• Application 11733-2017
  • Hearing 6-7 March 2018
  • Reasons 13 April 2018

The SDT ordered that the first respondent (registered foreign lawyer) should pay a fine of £12,500; that the second respondent (admitted 2003) should pay a fine of £12,500; and that the third respondent (admitted 2011) should pay a fine of £10,000.

The SDT further ordered that as from 7 March 2018, except in accordance with Law Society permission, no solicitor should employ or remunerate the fourth respondent in connection with his practice as a solicitor; no employee of a solicitor should employ or remunerate him in connection with the solicitor’s practice; no recognised body should employ or remunerate him; no manager or employee of a recognised body should employ or remunerate him in connection with the business of that body; no recognised body or manager or employee of such a body should permit him to be a manager of the body; and no recognised body or manager or employee of such a body should permit him to have an interest in the body.
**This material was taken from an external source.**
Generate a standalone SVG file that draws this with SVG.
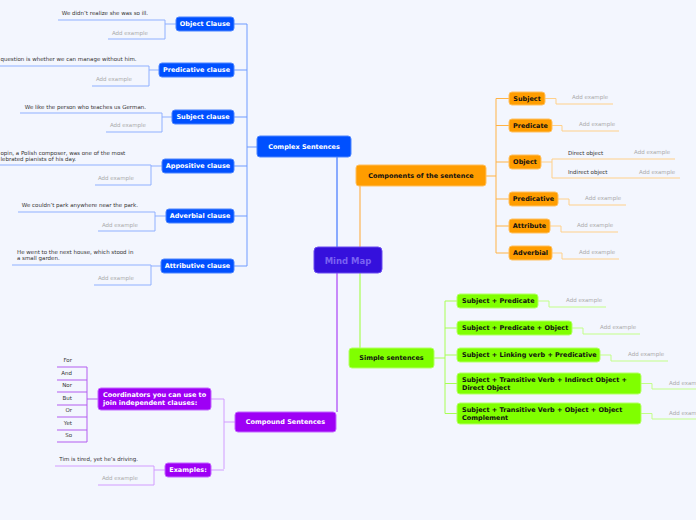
<svg xmlns="http://www.w3.org/2000/svg" width="696" height="520" viewBox="0 0 696 520">
<style>
text { font-family: "DejaVu Sans", Verdana, sans-serif; }
.nt { font-size: 6.5px; font-weight: bold; fill: #ffffff; text-anchor: middle; }
.nb { font-size: 6.5px; font-weight: bold; fill: #111111; text-anchor: middle; }
.nbl { font-size: 6.5px; font-weight: bold; fill: #111111; }
.ntl { font-size: 6.5px; font-weight: bold; fill: #ffffff; }
.ex { font-size: 5.5px; fill: #333333; }
.ad { font-size: 5.5px; fill: #aaaaaa; }
.end { text-anchor: end; }
.blue { fill: #0050ff; stroke: #4d85ff; stroke-width: 1; }
.orange { fill: #ff9d00; stroke: #ffc060; stroke-width: 1; }
.green { fill: #80ff00; stroke: #b3ff66; stroke-width: 1; }
.purple { fill: #9e00f5; stroke: #c266ff; stroke-width: 1; }
.c { fill: none; stroke-width: 1; }
</style>
<rect x="0" y="0" width="696" height="520" fill="#f3f6fe"/>

<g id="connectors">
  <path class="c" stroke="#1f5fff" stroke-width="1.5" d="M337,157 V248"/>
  <path class="c" stroke="#ffa733" stroke-width="1.5" d="M360,186 V248"/>
  <path class="c" stroke="#99ff33" stroke-width="1.5" d="M360,273 V348"/>
  <path class="c" stroke="#9b1cf5" stroke-width="1.5" d="M337,273 V412"/>

  <path class="c" stroke="#6f9bff" d="M257,147 H247 M247,24 V266 M234,24 H247 M234,70 H247 M234,117 H247 M234,166 H247 M234,216 H247 M234,266 H247"/>
  <path class="c" stroke="#8fb0ff" d="M176,24 H165 M165,20 V39 M58,20 H165 M108,39 H165"/>
  <path class="c" stroke="#8fb0ff" d="M159,70 H149 M149,66 V86 M0,66 H149 M92,86 H149"/>
  <path class="c" stroke="#8fb0ff" d="M172,117 H162 M162,113 V132 M20,113 H162 M106,132 H162"/>
  <path class="c" stroke="#8fb0ff" d="M162,166 H151 M151,165 V185 M0,165 H151 M95,185 H151"/>
  <path class="c" stroke="#8fb0ff" d="M166,216 H155 M155,212 V231 M18,212 H155 M98,231 H155"/>
  <path class="c" stroke="#8fb0ff" d="M161,266 H151 M151,265 V285 M12,265 H151 M94,285 H151"/>

  <path class="c" stroke="#ffb347" d="M486,176 H496 M496,98.5 V253 M496,98.5 H509 M496,125.5 H509 M496,162 H509 M496,199 H509 M496,226 H509 M496,253 H509"/>
  <path class="c" stroke="#ffd08a" d="M545,98.5 H556 V104 H613 M552,125.5 H562 V131 H619 M541,162 H552 M552,159 V178 M552,159 H675 M552,178 H680 M558,199 H569 V205 H626 M550,226 H561 V232 H618 M552,253 H562 V259 H619"/>

  <path class="c" stroke="#a8ff55" d="M434,358 H445 M445,301 V413.5 M445,301 H457 M445,328 H457 M445,355 H457 M445,383.5 H457 M445,413.5 H457"/>
  <path class="c" stroke="#c2ff88" d="M538,301 H549 V307 H606 M572,328 H583 V334 H640 M600,355 H611 V361 H668 M641,383.5 H652 V389 H696 M641,413.5 H652 V419 H696"/>

  <path class="c" stroke="#d29cff" d="M235,422 H224 M224,399 V469 M211,399 H224 M211,470 H224"/>
  <path class="c" stroke="#b35cf0" d="M98,399 H87 M87,367 V442 M57,367 H87 M57,380 H87 M57,392 H87 M57,405 H87 M57,417 H87 M57,430 H87 M57,442 H87"/>
  <path class="c" stroke="#d29cff" d="M165,470 H154 M154,466 V485 M55,466 H154 M98,485 H154"/>
</g>

<g id="mindmap">
  <rect x="314" y="247" width="68" height="26" rx="4" fill="#3510dc" stroke="#6a4cf0" stroke-width="1"/>
  <text x="348" y="263.5" font-size="8.5" font-weight="bold" fill="#7a62f2" text-anchor="middle">Mind Map</text>
</g>

<g id="complex">
  <rect class="blue" x="257" y="136" width="94" height="21" rx="3"/>
  <text class="nt" x="304" y="149">Complex Sentences</text>
</g>
<g id="object-clause">
  <rect class="blue" x="176" y="17" width="58" height="14" rx="3"/>
  <text class="nt" x="205" y="26.3">Object Clause</text>
  <text class="ex end" x="148" y="15">We didn’t realize she was so ill.</text>
  <text class="ad end" x="148" y="35">Add example</text>
</g>
<g id="predicative-clause">
  <rect class="blue" x="159" y="63" width="75" height="14" rx="3"/>
  <text class="nt" x="196.5" y="72.3">Predicative clause</text>
  <text class="ex" x="0.5" y="61">question is whether we can manage without him.</text>
  <text class="ad end" x="132" y="81">Add example</text>
</g>
<g id="subject-clause">
  <rect class="blue" x="172" y="110" width="62" height="14" rx="3"/>
  <text class="nt" x="203" y="119.3">Subject clause</text>
  <text class="ex end" x="146" y="109">We like the person who teaches us German.</text>
  <text class="ad end" x="146" y="127">Add example</text>
</g>
<g id="appositive-clause">
  <rect class="blue" x="162" y="159" width="72" height="14" rx="3"/>
  <text class="nt" x="198" y="168.3">Appositive clause</text>
  <text class="ex" x="0.5" y="154.5">opin, a Polish composer, was one of the most</text>
  <text class="ex" x="0.5" y="161">lebrated pianists of his day.</text>
  <text class="ad end" x="134" y="180">Add example</text>
</g>
<g id="adverbial-clause">
  <rect class="blue" x="166" y="209" width="68" height="14" rx="3"/>
  <text class="nt" x="200" y="218.3">Adverbial clause</text>
  <text class="ex end" x="138" y="207">We couldn’t park anywhere near the park.</text>
  <text class="ad end" x="138" y="227">Add example</text>
</g>
<g id="attributive-clause">
  <rect class="blue" x="161" y="259" width="73" height="14" rx="3"/>
  <text class="nt" x="197.5" y="268.3">Attributive clause</text>
  <text class="ex" x="17" y="253.5">He went to the next house, which stood in</text>
  <text class="ex" x="17" y="260">a small garden.</text>
  <text class="ad end" x="134" y="280">Add example</text>
</g>

<g id="components">
  <rect class="orange" x="356" y="165" width="130" height="21" rx="3"/>
  <text class="nb" x="421" y="178.3">Components of the sentence</text>
</g>
<g id="subject">
  <rect class="orange" x="509" y="92" width="36" height="13" rx="3"/>
  <text class="nb" x="527" y="100.8">Subject</text>
  <text class="ad" x="572" y="99">Add example</text>
</g>
<g id="predicate">
  <rect class="orange" x="509" y="119" width="43" height="13" rx="3"/>
  <text class="nb" x="530.5" y="127.8">Predicate</text>
  <text class="ad" x="579" y="126">Add example</text>
</g>
<g id="object">
  <rect class="orange" x="509" y="155" width="32" height="14" rx="3"/>
  <text class="nb" x="525" y="164.3">Object</text>
  <text class="ex" x="568" y="154.5">Direct object</text>
  <text class="ad" x="634" y="153.5">Add example</text>
  <text class="ex" x="568" y="173.5">Indirect object</text>
  <text class="ad" x="639" y="173.5">Add example</text>
</g>
<g id="predicative">
  <rect class="orange" x="509" y="192" width="49" height="14" rx="3"/>
  <text class="nb" x="533.5" y="201.3">Predicative</text>
  <text class="ad" x="585" y="200">Add example</text>
</g>
<g id="attribute">
  <rect class="orange" x="509" y="219" width="41" height="14" rx="3"/>
  <text class="nb" x="529.5" y="228.3">Attribute</text>
  <text class="ad" x="577" y="227">Add example</text>
</g>
<g id="adverbial">
  <rect class="orange" x="509" y="246" width="43" height="14" rx="3"/>
  <text class="nb" x="530.5" y="255.3">Adverbial</text>
  <text class="ad" x="579" y="254">Add example</text>
</g>

<g id="simple">
  <rect class="green" x="349" y="348" width="85" height="20" rx="3"/>
  <text class="nb" x="391.5" y="360.3">Simple sentences</text>
</g>
<g id="sp">
  <rect class="green" x="457" y="294" width="81" height="14" rx="3"/>
  <text class="nbl" x="462" y="303.3">Subject + Predicate</text>
  <text class="ad" x="566" y="302">Add example</text>
</g>
<g id="spo">
  <rect class="green" x="457" y="321" width="115" height="14" rx="3"/>
  <text class="nbl" x="462" y="330.3">Subject + Predicate + Object</text>
  <text class="ad" x="600" y="329">Add example</text>
</g>
<g id="slvp">
  <rect class="green" x="457" y="348" width="143" height="14" rx="3"/>
  <text class="nbl" x="462" y="357.3">Subject + Linking verb + Predicative</text>
  <text class="ad" x="628" y="356">Add example</text>
</g>
<g id="stviodo">
  <rect class="green" x="457" y="373" width="184" height="21" rx="3"/>
  <text class="nbl" x="462" y="381.5">Subject + Transitive Verb + Indirect Object +</text>
  <text class="nbl" x="462" y="389.5">Direct Object</text>
  <text class="ad" x="669" y="385">Add exam</text>
</g>
<g id="stvooc">
  <rect class="green" x="457" y="403" width="184" height="21" rx="3"/>
  <text class="nbl" x="462" y="411.5">Subject + Transitive Verb + Object + Object</text>
  <text class="nbl" x="462" y="419.5">Complement</text>
  <text class="ad" x="669" y="415">Add exam</text>
</g>

<g id="compound">
  <rect class="purple" x="235" y="412" width="101" height="20" rx="3"/>
  <text class="nt" x="285.5" y="424.3">Compound Sentences</text>
</g>
<g id="coordinators">
  <rect class="purple" x="98" y="388" width="113" height="22" rx="3"/>
  <text class="ntl" x="103" y="396.5">Coordinators you can use to</text>
  <text class="ntl" x="103" y="404.5">join independent clauses:</text>
  <text class="ex end" x="72" y="362">For</text>
  <text class="ex end" x="72" y="375">And</text>
  <text class="ex end" x="72" y="387">Nor</text>
  <text class="ex end" x="72" y="400">But</text>
  <text class="ex end" x="72" y="412">Or</text>
  <text class="ex end" x="72" y="425">Yet</text>
  <text class="ex end" x="72" y="437">So</text>
</g>
<g id="examples">
  <rect class="purple" x="165" y="463" width="46" height="14" rx="3"/>
  <text class="nt" x="188" y="472.3">Examples:</text>
  <text class="ex end" x="138" y="461">Tim is tired, yet he’s driving.</text>
  <text class="ad end" x="138" y="480">Add example</text>
</g>
</svg>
The first, second and third respondents had made or allowed transfers from the client account to the office account of the firm in excess of funds held on client matters, resulting in debit balances in client account, in breach of principles 2, 6, 8 and 10 of the SRA Principles 2011 and rule 20.06 of the SRA Accounts Rules 2011. They had acted recklessly .

They had failed to carry out proper reconciliations, in breach of rules 29.12 and 29.14 of the rules.

They had failed to give or send a bill of costs or other written notification of costs on at least two occasions before withdrawing money from client account, with the resulting invoices being backdated to when the transfer had been made, in breach of rules 17.2 and 20.3 of the rules.

The fourth respondent had occasioned or been a party to an act or default in relation to legal practices, which had involved conduct on his part of such a nature that it would be undesirable for him to be involved in a legal practice in that he, while remunerated by and under the direction of solicitors in the firm, had allowed debit balances to occur in client account as detailed above and had backdated bills.

The overall seriousness of the first respondent’s misconduct was high because it involved client money. He was the sole equity partner, there was no evidence that he had taken an interest in the financial running of the firm, and he had a previous matter that had involved breaches of the accounts rules.

A financial penalty was sufficient sanction, and his misconduct was assessed as falling within ‘level 3’ of the SDT’s indicative fine bands.

The overall seriousness of the second respondent’s misconduct was high. He had made the actual transfers concerned. At the time he did not appear to have had a grip on the finances of the firm despite the fact that he was managing the business.

A financial penalty was sufficient sanction, and his misconduct was assessed as falling within ‘level 3’ of the SDT’s indicative fine bands.

The overall seriousness of the third respondent’s misconduct was also high. She had been the compliance officer for finance and administration. Yet, at the time, she did not appear to have had an active role in the finances of the firm. She had lacked experience.

A financial penalty was sufficient sanction, and her misconduct was assessed as falling within ‘level 3’ of the SDT’s indicative fine bands.

In making a section 43 order in respect of the fourth respondent, the SDT had in mind the protection of the public and the maintenance of the good reputation of the solicitors’ profession, rather than punishing him. His actions had been misguided.

While it was appropriate to make the order sought, the SDT hoped that the applicant would permit the fourth respondent to be employed in a legal practice. However, it acknowledged that whether or not to grant that permission was entirely a matter for the applicant.

The first, second and third respondents were ordered to pay costs of £15,600, to be paid on the basis of joint and several liability. The fourth respondent was ordered to pay costs of £1,500.